**WHAT YOU NEED TO DO:** Select every line below containing the word "matplotlib".

**DATA PROVIDED:**

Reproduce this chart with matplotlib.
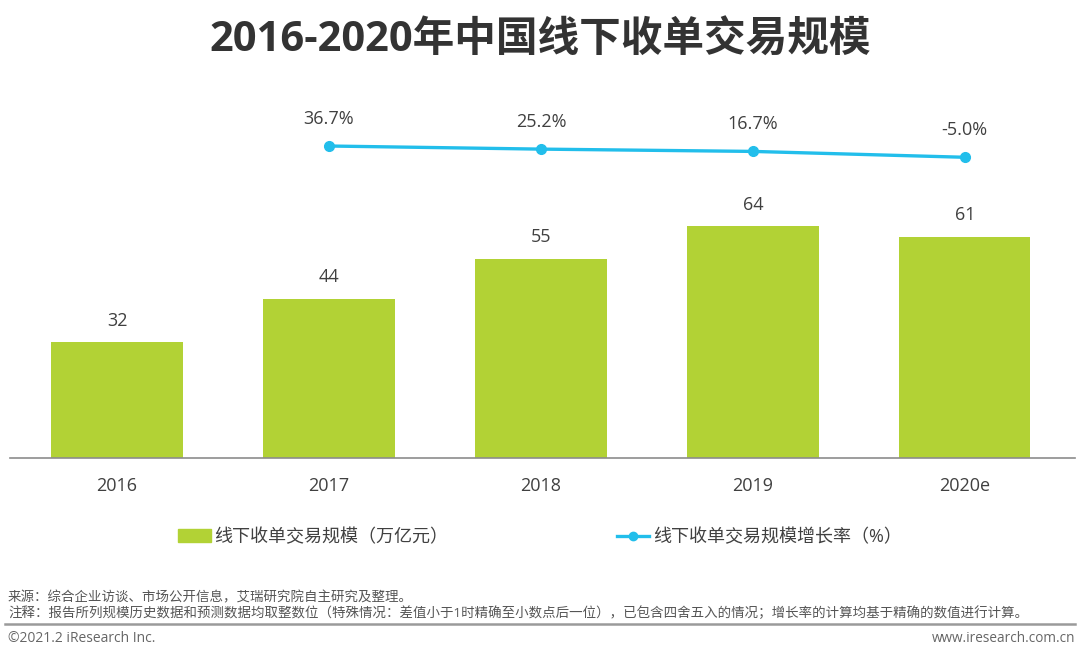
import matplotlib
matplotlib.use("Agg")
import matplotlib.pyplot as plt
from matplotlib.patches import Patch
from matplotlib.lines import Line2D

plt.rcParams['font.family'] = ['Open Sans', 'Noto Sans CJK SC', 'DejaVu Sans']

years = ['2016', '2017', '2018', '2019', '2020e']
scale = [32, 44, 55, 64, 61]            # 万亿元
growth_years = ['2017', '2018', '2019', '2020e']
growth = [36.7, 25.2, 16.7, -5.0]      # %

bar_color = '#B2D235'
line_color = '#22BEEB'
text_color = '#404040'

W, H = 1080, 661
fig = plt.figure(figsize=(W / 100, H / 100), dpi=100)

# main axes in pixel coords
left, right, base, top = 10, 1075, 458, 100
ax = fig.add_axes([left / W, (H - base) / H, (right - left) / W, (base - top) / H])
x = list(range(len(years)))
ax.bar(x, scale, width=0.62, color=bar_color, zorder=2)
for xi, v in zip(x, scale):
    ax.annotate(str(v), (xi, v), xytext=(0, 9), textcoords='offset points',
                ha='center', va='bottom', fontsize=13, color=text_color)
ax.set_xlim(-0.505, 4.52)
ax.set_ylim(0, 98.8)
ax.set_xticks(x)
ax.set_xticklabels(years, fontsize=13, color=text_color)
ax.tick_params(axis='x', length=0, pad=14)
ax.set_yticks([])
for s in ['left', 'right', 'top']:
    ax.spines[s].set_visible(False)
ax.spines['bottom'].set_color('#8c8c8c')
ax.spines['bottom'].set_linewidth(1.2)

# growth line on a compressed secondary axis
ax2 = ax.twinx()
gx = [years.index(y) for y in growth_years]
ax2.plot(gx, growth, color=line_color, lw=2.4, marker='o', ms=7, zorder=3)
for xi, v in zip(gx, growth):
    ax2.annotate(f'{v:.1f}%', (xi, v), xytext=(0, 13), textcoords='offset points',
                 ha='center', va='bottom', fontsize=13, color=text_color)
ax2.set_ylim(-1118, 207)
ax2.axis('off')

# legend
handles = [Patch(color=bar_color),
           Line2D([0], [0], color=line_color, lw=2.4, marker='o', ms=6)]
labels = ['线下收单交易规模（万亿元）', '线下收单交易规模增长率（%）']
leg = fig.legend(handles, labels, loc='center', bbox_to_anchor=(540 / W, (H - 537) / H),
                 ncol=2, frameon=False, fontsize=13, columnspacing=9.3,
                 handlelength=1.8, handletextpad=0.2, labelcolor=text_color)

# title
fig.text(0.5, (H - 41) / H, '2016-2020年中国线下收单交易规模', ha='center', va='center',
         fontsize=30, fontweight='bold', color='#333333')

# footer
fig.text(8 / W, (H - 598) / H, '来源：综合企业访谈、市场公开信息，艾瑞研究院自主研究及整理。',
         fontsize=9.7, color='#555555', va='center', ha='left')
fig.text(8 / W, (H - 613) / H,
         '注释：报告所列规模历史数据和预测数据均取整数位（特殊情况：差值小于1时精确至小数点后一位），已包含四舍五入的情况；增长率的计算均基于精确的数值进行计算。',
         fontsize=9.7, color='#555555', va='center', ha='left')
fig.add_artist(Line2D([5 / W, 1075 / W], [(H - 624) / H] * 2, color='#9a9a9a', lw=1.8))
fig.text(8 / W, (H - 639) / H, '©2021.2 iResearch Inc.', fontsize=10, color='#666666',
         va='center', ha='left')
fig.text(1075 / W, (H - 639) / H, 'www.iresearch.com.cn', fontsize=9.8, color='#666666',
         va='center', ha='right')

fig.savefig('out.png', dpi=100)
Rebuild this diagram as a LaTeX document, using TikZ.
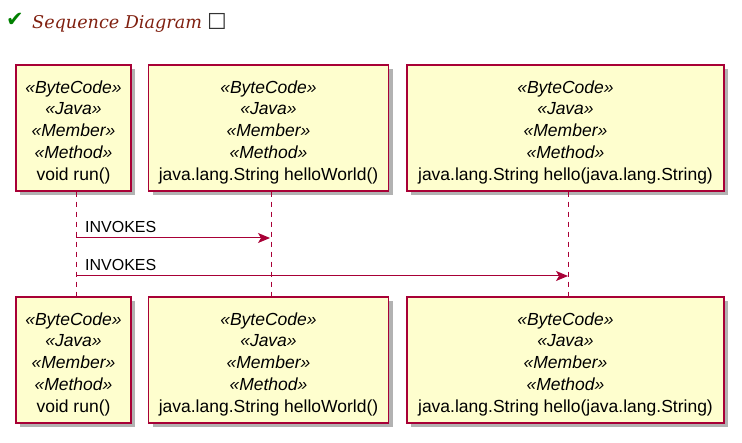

**CORRECT OUTPUT:**
Reproduce this chart with matplotlib.
import matplotlib
matplotlib.use("Agg")
import matplotlib.pyplot as plt
from matplotlib.patches import Patch
from matplotlib.lines import Line2D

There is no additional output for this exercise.